London local elections 2026: Who will win in Lambeth?
Walking south from the banks of the Thames into Kennington, Vauxhall and Brixton takes voters through a key battleground for Zack Polanski’s Greens and into some of Labour’s London heartlands.
The residents of Lambeth know something the rest of the country doesn’t. The borough, which stretches southwards from the bank of the Thames, will be at the heart of the so-called Green surge in London – if it materialises.
The borough drags downwards from the South Bank, taking in Kennington, Vauxhall, Clapham and Brixton.
The voters of Lambeth know better than anyone whether Zack Polanski’s dreams – and Keir Starmer’s worst nightmare – will come true.

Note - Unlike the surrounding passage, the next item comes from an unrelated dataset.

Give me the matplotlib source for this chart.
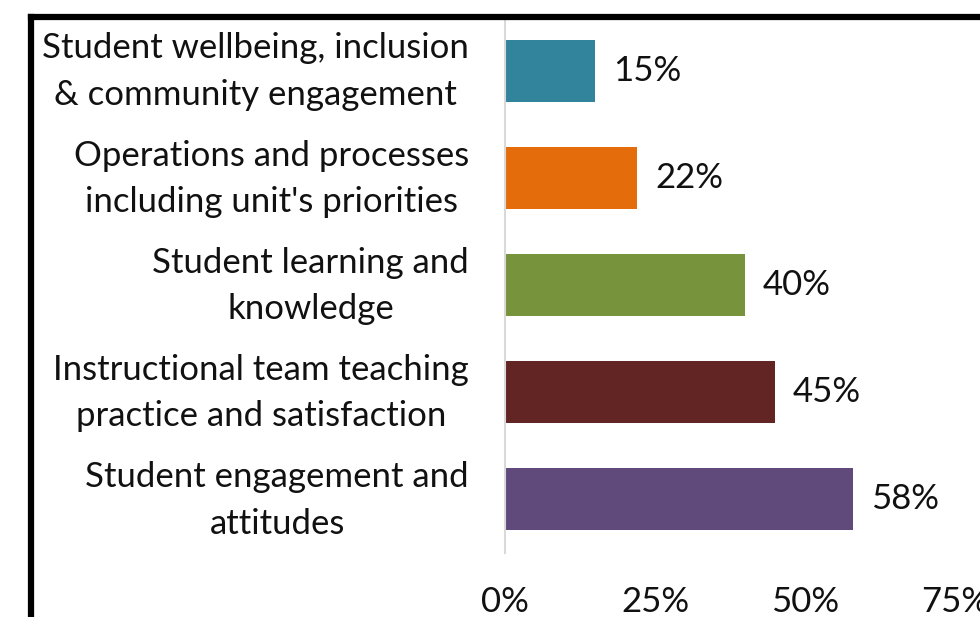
import matplotlib.pyplot as plt
import matplotlib.transforms as mtransforms
from matplotlib.lines import Line2D

categories = ["Student wellbeing, inclusion\n& community engagement",
              "Operations and processes\nincluding unit's priorities",
              "Student learning and\nknowledge",
              "Instructional team teaching\npractice and satisfaction",
              "Student engagement and\nattitudes"]
values = [15, 22, 40, 45, 58]
colors = ['#31849B', '#E46C0A', '#77933C', '#632523', '#604A7B']
xticks = [0, 25, 50, 75]

plt.rcParams['font.family'] = ['Lato', 'DejaVu Sans']
fs = 25

fig = plt.figure(figsize=(9.8, 6.17), dpi=100)
ax = fig.add_axes([505/980, 1 - 553/617, 450/980, 536/617])

y = list(range(len(categories)))[::-1]
ax.barh(y, values, height=0.58, color=colors)
for yi, v in zip(y, values):
    ax.text(v + 3.0, yi, f'{v}%', va='center', ha='left', fontsize=fs, color='#111111')

# category labels drawn as text so they can be nudged
lab_tr = ax.get_yaxis_transform() + mtransforms.ScaledTranslation(-0.36, -0.01, fig.dpi_scale_trans)
for yi, cat in zip(y, categories):
    ax.text(0, yi, cat, transform=lab_tr, ha='right', va='center', multialignment='center',
            linespacing=1.55, fontsize=fs, color='#111111')

ax.set_xlim(0, 75)
ax.set_ylim(-0.5, len(categories) - 0.5)
ax.set_yticks([])
ax.set_xticks(xticks)
ax.set_xticklabels([f'{t}%' for t in xticks], fontsize=fs, color='#111111')
ax.tick_params(axis='x', length=0, pad=24)
for s in ['top', 'right', 'bottom']:
    ax.spines[s].set_visible(False)
ax.spines['left'].set_color('#d9d9d9')
ax.spines['left'].set_linewidth(1.5)

# outer frame
fig.add_artist(Line2D([30.5/980, 30.5/980], [0, 1 - 16.5/617], color='black', lw=4.5,
                      transform=fig.transFigure, solid_capstyle='projecting'))
fig.add_artist(Line2D([30.5/980, 1.0], [1 - 16.5/617, 1 - 16.5/617], color='black', lw=4.5,
                      transform=fig.transFigure, solid_capstyle='projecting'))

fig.savefig('out.png', dpi=100)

Lambeth a main target for Greens
The south-London borough is one of the Green Party’s main targets as it takes on Labour’s fragile supremacy on the capital’s councils, lining up alongside Hackney, Islington and Southwark among the capital’s key battlegrounds.
The Greens gained only two councillors in Lambeth, to Labour’s 58 in 2022.
But Polanski’s party has since doubled its presence in the borough, adding one councillor through a by-election and claiming another when Martin Abrams resigned from the Labour party over alleged bullying. He was later suspended by the local party for voting for a ceasefire in Gaza in a council motion.
Lambeth Greens say polling puts their party just ahead of Labour, on 30 seats to the incumbents’ 27.
The campaign so far has been dominated by a fiery row over social housing, which is a key issue in Lambeth. The local Labour party allegedly handed out leaflets claiming the borough’s Green councillors have blocked 857 new affordable homes since 2022.
The Greens’ leader on the council has fiercely denied these claims, accusing the incumbents of “desperately trying to avert attention from the fact that they’ve built no council housing whatsoever”.
Lib Dems could make gains
The Greens have also accused Labour of stalling a potentially unpopular decision to close three nurseries in the borough until after the election, to avoid taking an electoral hit.
The Liberal Democrats, who hold three seats on Lambeth council, are also threatening to make gains, particularly in Oval, in the north of the borough.
Labour dominates the borough’s presence in parliament, with each of its three MPs belonging to the governing party: Florence Eshalomi in Vauxhall and Camberwell, Bell Ribeiro-Addy in Clapham and Brixton Hill and Helen Hayes in Dulwich and West Northwood.
Ribeiro-Addy and Eshalomi are among Labour’s most outspoken MPs, with the former declaring herself a “life-long socialist” and the latter having lost the whip in 2020 for abstaining from a vote over a post-Brexit trade agreement.